This study presents results from eleven nursing homes in Germany about HRQOL from the resident’s perspective, which according to Kane et al. denotes the “gold standard” . Measuring HRQOL provides an outstanding insight towards approaches that may lead to an improved quality of care . HRQOL was measured in six dimension of the NHP.
As a main result of our study we found that care dependency of the nursing home residents does not influence HRQOL of the residents, except for the domain “Sleep”. Here, residents with a high care dependency, compared to those with a low care dependency, had a significantly lower HRQOL (mean score: high care dependency 32.8 vs. low care dependency 15.3, p = 0.02). This can be explained by the fact that high care dependency residents are in more need of care compared to other residents. Nurses, for example, have to check the residents during night for incontinence problems or to change positions to avoid pressures ulcer, which results in disturbed sleep.
All other HRQOL domains (“Energy”, “Pain”, Emotional Reaction”, Social Isolation” and “Physical Mobility”) both in the univariate and in the regression analysis showed no significant results in relation to care dependency. Therefore HRQOL in our setting does not seem to be influenced by the degree of care dependency which is comparable with the other studies in similar contexts [28, 29]. It is worthy of note that the evaluation of HRQOL from the perspective of relatives, nurses or physicians does not necessary agree with the residents’ perspective [28–30], which shows the importance of this specific feature. This is particularly important for elder people and their perception of getting older in a permanently developing environment. Thus, standards and values in this group of people are of great importance for the assessment of HRQOL . Moreover, aspects of a ”good“ or “normal” HRQOL might therefore be subject to change in the various periods of elderly people’s life compared to other patient groups .

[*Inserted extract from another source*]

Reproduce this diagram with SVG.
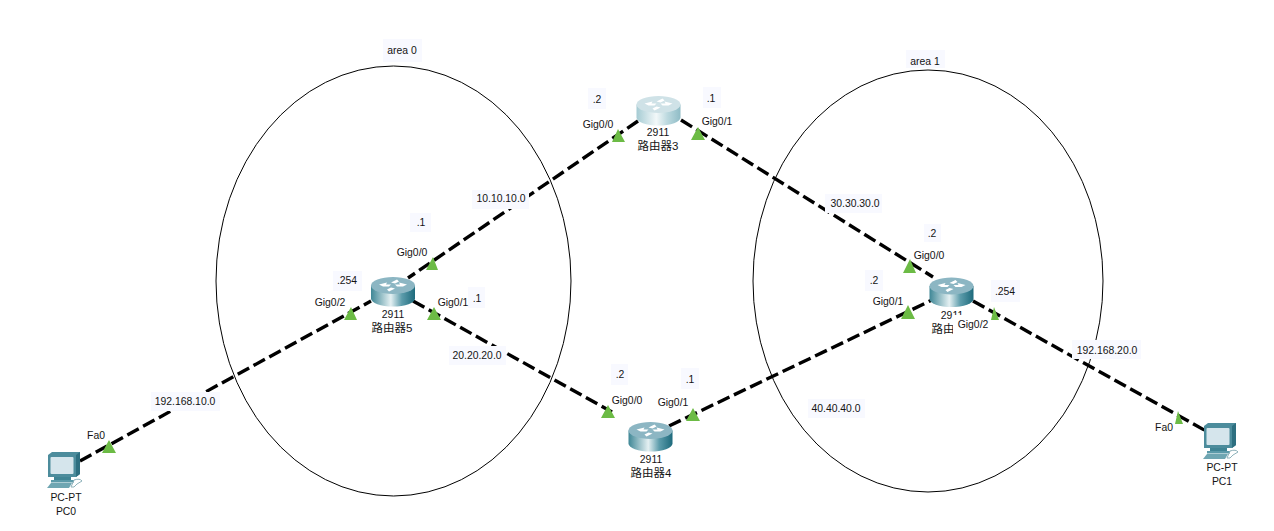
<svg xmlns="http://www.w3.org/2000/svg" width="1274" height="531" viewBox="0 0 1274 531">
<style>
text{font-family:"Liberation Sans",Arial,"Noto Sans CJK SC",sans-serif;font-size:10.400px;fill:#141414;text-anchor:middle}
.cjk{font-size:11.500px}
.link{fill:none;stroke:#000;stroke-width:3.400;stroke-dasharray:13 5}
.area{fill:none;stroke:#000;stroke-width:1}
.tri{fill:#6cbb45}
.bg{fill:#f8f9ff}
</style>
<defs>
<linearGradient id="rb" x1="0" x2="1" y1="0" y2="0">
<stop offset="0" stop-color="#3f8796"/><stop offset=".45" stop-color="#e4f0f2"/><stop offset=".7" stop-color="#5c9cab"/><stop offset="1" stop-color="#1d6a7c"/>
</linearGradient>
<linearGradient id="rbp" x1="0" x2="1" y1="0" y2="0">
<stop offset="0" stop-color="#a5cbd3"/><stop offset=".45" stop-color="#f2f8f9"/><stop offset=".7" stop-color="#bcd9df"/><stop offset="1" stop-color="#8fbcc6"/>
</linearGradient>
<g id="arrows">
<path d="M-14 -1 L-6 -3 L-7 -1 L-2 -1 L-4 1 L-10 1 Z M14 -1 L6 -3 L7 -1 L2 -1 L4 1 L10 1 Z M-2 -3 L4 -6 L6 -4 L2 -2 Z M2 3 L-4 6 L-6 4 L-2 2 Z" fill="#fff"/>
</g>
<g id="router">
<path d="M-22 -6 V7 A22 8 0 0 0 22 7 V-6 Z" fill="url(#rb)"/>
<ellipse cx="0" cy="-6" rx="22" ry="8.500" fill="#8cb6c3"/>
<use href="#arrows" y="-6"/>
</g>
<g id="routerp">
<path d="M-22 -6 V7 A22 8 0 0 0 22 7 V-6 Z" fill="url(#rbp)"/>
<ellipse cx="0" cy="-6" rx="22" ry="8.500" fill="#cfe2e7"/>
<use href="#arrows" y="-6"/>
</g>
<g id="pc">
<path d="M-17 -22 L-13 -25 H15 V-3 L11 0 H-17 Z" fill="#4c8c9c"/>
<path d="M11 -22 L15 -25 V-3 L11 0 Z" fill="#2d6f80"/>
<rect x="-14.500" y="-20" width="23" height="17" rx="1" fill="#d5e5ec"/>
<path d="M-11 0 H6 V3 H-11 Z" fill="#3f8494"/>
<path d="M-14 3 H9 V5.500 H-14 Z" fill="#5b9aa9"/>
<path d="M-14 6 H7 L4 11 H-18 Z" fill="#6fa6b2"/>
<path d="M9 3 Q15 1 17 4 L12 7 L9 10 H6 Z" fill="none" stroke="#8fb3bb" stroke-width="1"/>
</g>
</defs>
<rect width="1274" height="531" fill="#fff"/>
<g id="connectors">
<ellipse class="area" cx="393.500" cy="281" rx="177.500" ry="215"/>
<ellipse class="area" cx="928" cy="281" rx="175" ry="211"/>
<path class="link" d="M80 461 L371 301"/>
<path class="link" d="M638 121 L408 278"/>
<path class="link" d="M413 301 L612 412"/>
<path class="link" d="M681 120 L933 277"/>
<path class="link" d="M669 426 L932 300"/>
<path class="link" d="M973 301 L1206 431"/>
<path class="tri" d="M426 270 L438 270 L433 257 Z M344 320 L357 320 L351 307 Z M427 320 L441 320 L434 307 Z M612 142 L625 142 L618 129 Z M691 140 L705 140 L698 127 Z M601 418 L615 418 L608 405 Z M686 421 L700 421 L693 408 Z M903 273 L916 273 L910 259 Z M901 319 L915 319 L908 305 Z M991 320 L999 320 L994 307 Z M102 453 L116 453 L109 440 Z M1175 424 L1183 424 L1178 411 Z"/>
</g>
<g id="labels">
<rect class="bg" x="383" y="39" width="39" height="23"/><text x="402" y="54">area 0</text>
<rect class="bg" x="906" y="50" width="39" height="18"/><text x="925" y="65">area 1</text>
<rect class="bg" x="472" y="190" width="57" height="19"/><text x="501" y="202">10.10.10.0</text>
<rect class="bg" x="449" y="346" width="57" height="19"/><text x="477" y="359">20.20.20.0</text>
<rect class="bg" x="825" y="194" width="57" height="19"/><text x="855" y="207">30.30.30.0</text>
<rect class="bg" x="808" y="399" width="57" height="19"/><text x="836" y="412">40.40.40.0</text>
<rect class="bg" x="151" y="392" width="69" height="19"/><text x="185" y="405">192.168.10.0</text>
<rect class="bg" x="1072" y="340" width="69" height="19"/><text x="1107" y="354">192.168.20.0</text>
<rect class="bg" x="410" y="213" width="21" height="19"/><text x="421" y="226">.1</text>
<rect class="bg" x="333" y="271" width="29" height="20"/><text x="347" y="284">.254</text>
<rect class="bg" x="468" y="287" width="17" height="21"/><text x="477" y="302">.1</text>
<rect class="bg" x="588" y="88" width="18" height="21"/><text x="597" y="103">.2</text>
<rect class="bg" x="703" y="87" width="18" height="21"/><text x="711" y="102">.1</text>
<rect class="bg" x="611" y="364" width="17" height="21"/><text x="620" y="378">.2</text>
<rect class="bg" x="681" y="368" width="18" height="21"/><text x="690" y="383">.1</text>
<rect class="bg" x="924" y="224" width="17" height="18"/><text x="932" y="237">.2</text>
<rect class="bg" x="865" y="270" width="18" height="21"/><text x="874" y="284">.2</text>
<rect class="bg" x="991" y="280" width="29" height="22"/><text x="1005" y="295">.254</text>
<text x="412" y="256">Gig0/0</text>
<text x="330" y="306">Gig0/2</text>
<text x="453" y="306">Gig0/1</text>
<text x="598" y="128">Gig0/0</text>
<text x="717" y="125">Gig0/1</text>
<text x="627" y="404">Gig0/0</text>
<text x="673" y="406">Gig0/1</text>
<text x="929" y="259">Gig0/0</text>
<text x="888" y="305">Gig0/1</text>
<text x="96" y="439">Fa0</text>
<text x="1164" y="431">Fa0</text>
</g>
<g id="router5"><use href="#router" x="393" y="291.500"/><text x="393" y="318">2911</text><text class="cjk" x="392" y="332">路由器5</text></g>
<g id="router3"><use href="#routerp" x="658.500" y="110.500"/><text x="658" y="136">2911</text><text class="cjk" x="658" y="150">路由器3</text></g>
<g id="router4"><use href="#router" x="650.500" y="436.500"/><text x="651" y="463">2911</text><text class="cjk" x="651" y="477">路由器4</text></g>
<g id="router2"><use href="#router" x="951.500" y="292"/><text x="952" y="319">2911</text><text class="cjk" x="943" y="333">路由</text>
<rect x="953" y="315" width="37" height="20" fill="#fff"/><text x="973" y="328">Gig0/2</text></g>
<g id="pc0"><use href="#pc" x="65" y="477"/><text x="66" y="501">PC-PT</text><text x="66" y="515">PC0</text></g>
<g id="pc1"><use href="#pc" x="1221" y="448"/><text x="1222" y="471">PC-PT</text><text x="1222" y="485">PC1</text></g>
</svg>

Taking this into account the reasonable HRQOL in our setting is understandable. Almost all HRQOL scores were below fifty from a possible 100, the maximum was not reached. A literature search revealed results of adults discharged from hospitals to their own homes in Switzerland who had an even lower HRQOL in the domains “Emotional Reaction” (79.8) and “Social Isolation” (87.2)  compared to our results (“Emotional Reaction” mean score: 19.2 and “Social Isolation” mean score: 22.4 ). Another study on hip fracture patients in all six domains of the NHP showed a lower HRQOL than our setting one week after hospital admission. . This could be explained by the aforementioned aging process and also the process of moving into a nursing home which is usually not based upon an abrupt decision but rather as a result of severe and acute problems associated with a hospital admission.
Becoming aware of an increasing age goes alongside with cognitive and emotional adaptation processes resulting in a recalibration of individual goals and beliefs. In addition to internal standards and values, conceptualization and reconsidering of quality of life is also a part of the adaptation process [35, 36]. As a consequence, HRQOL in our setting can be better compared to studies in acute settings.
The highest reduction of HRQOL was seen in the domains “Physical Mobility” (mean score 53.5) indicating clearly the residents’ physical limitations. This is of course not surprising, as most nursing home residents prior to nursing home admission suffer from several chronic diseases leading to substantial physical dependency, which then becomes a predictor for admission to a nursing home [37, 38]. However, the efforts made by residents to remain mobile use a lot of their energy, which is clearly reflected in the mean score of the domain “Energy” (43.7). In our study, more than fifty-two percent of the residents state that they “run out of energy”. One measure to improve this situation is to adapt exercise programmes which have already proven their effectiveness in other studies [39, 40].
HRQOL was independent from the care dependency in the domains “Pain”, “Social Isolation”, “Emotional Reaction”, and “Sleep” with all mean scores being less than twenty five points. With respect to gender differences we only found a significantly lower HRQOL in women compared to men in the domain “Pain” (mean score 29.5 vs. 14.9, p = 0.011), which is confirmed by other studies [41, 42]. An explanation might be that individuals who consider themselves more masculine and less sensitive to pain show higher pain thresholds and tolerances .
Out of all residents (n = 553) agreeing to participate only 41.4% could be included in the NHP analysis, which has already been discussed in detail . In addition to the sample size of our study it cannot be regarded as representative. This is mainly due to the fact that the drop out was not by random but by systematic conditions (residents declined to participate, data administration not possible, cognitive impairment). Moreover the sample was drawn in Berlin and Brandenburg (only two out of sixteen federal German states), so it can’t be representative for nursing home residents “in general”. Finally the residents were surveyed at the time of admission which also might have influenced their response. For the survey we chose the instrument NHP owing to the dichotomized response scale with a completion time of about 10 minutes. The high number of missing answers in the item “I’m in pain when going up and down stairs or steps” (n = 22, 18.3%) can be attributed to the use of elevators, to living on ground floors or to not being applicable to the resident’s situation.